I always got scared about statistics, because there are so many names, so many formulas right? but I’ll explain what you need to know to understand precision in a very simple way. Measurement errors can be divided into two components: random error and systematic error. A random error is related to the precision of the instrument.


These are inherent errors that are dependent on the instrument and cannot be eliminated without changing the instrument. A systematic error is human error. These are errors related to imperfect experimental technique. Some examples include errors in experimental readings and imperfect instrument calibration. Of course systematic errors may be decreased as the lab techniques of the analyst get better.

Two statistical parameters used to analyze precision of an instrument are standard deviation (SD) and relative standard deviation (RSD), so whenever you get validating data for a given instrument pay attention to these parameters. The precision of a set of measurements can be determined by calculating the SD for a set of data. SD is a measure of dispersement or how much your data is spread out. Specifically, it shows you how much your data is spread out around the mean or average. For example, are all your scores close to the average? Or are lots of scores way above (or way below) the average score? On the other hand, the RSD tells you whether the “regular” SD is a small or large quantity when compared to the mean for the data set. For example, if a given RSD is 2.3% it means that SD is 2.3% of the mean, which is pretty small. In other words, the data is tightly clustered around the mean. On the other hand, if your RSD is large, say 55%, this would indicate your data is more spread out. The RSD is sometimes used for convenience but it can also give you an idea about how precise your data is in an experiment. The more precise your data, the smaller the RSD.

Below I show an example of these parameters of a given instrument (Prometheus NT.48 for analyzing protein stability and agreggation).



Table 1 gives an overview of the precision regarding temperature control (Tm) and fluorescence detection (F350/F330 Ratio) for the 48 sample positions across 10 instruments. The obtained values show the outstanding repeatability and intermediate precision of this instrument.

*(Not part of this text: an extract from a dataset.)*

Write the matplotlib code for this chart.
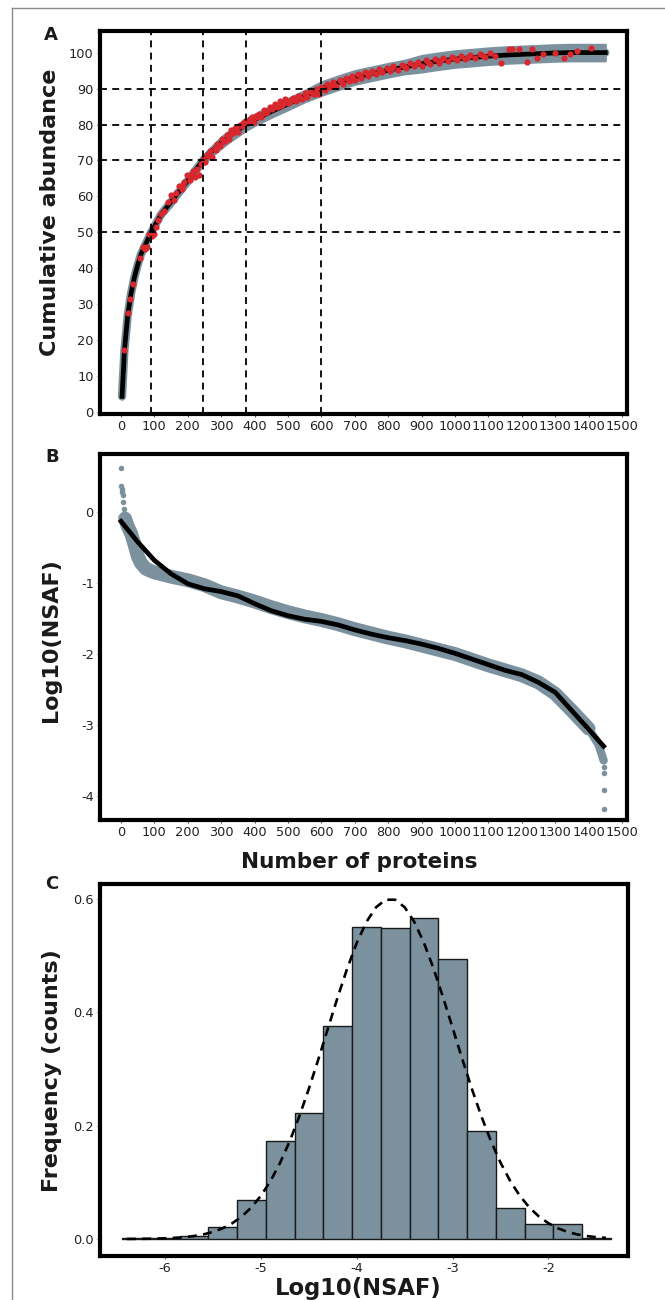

Limits of replicability and reproducibility

Although the ability of an investigator to confirm an experimental result is essential to good science, there are practical limits to the replicability and reproducibility of findings.
Replicability is likely to be inversely proportional to the number of variables in an experiment. Every variable contains a certain degree of error. Since error propagates linearly or nonlinearly depending on the system, one may conclude that the more variables involved, the more errors can be expected, thus reducing the replicability of an experiment. Scientists may attempt to control variables in order to achieve greater reproducibility but must remember that as they do so, they may progressively depart from the heterogeneity of real life. Moreover, statistical analysis would not be required if biological experiments were precisely replicatable right?
Although errors may be minimized by good experimental technique, they cannot be eliminated entirely. There are other sources of variation in the experiment that are more difficult to control. For example, mouse groups may differ, despite being matched by genetics, supplier, gender, and age, in such intangible areas as nutrition, stress, circadian rhythm, etc. The outcomes of complex processes such as infection and the host response do not often manifest simple dose-response relationships. Inherent stochasticity in biological processes and anatomic or functional bottlenecks provide additional sources of experiment-to-experiment variability.



“When papers are written and data are presented in public it looks like everything is just perfect, and that is not what science is; Science is an imperfect human activity that we try to do as best we can.” Bjorn Olsen, Harvard cell biologist.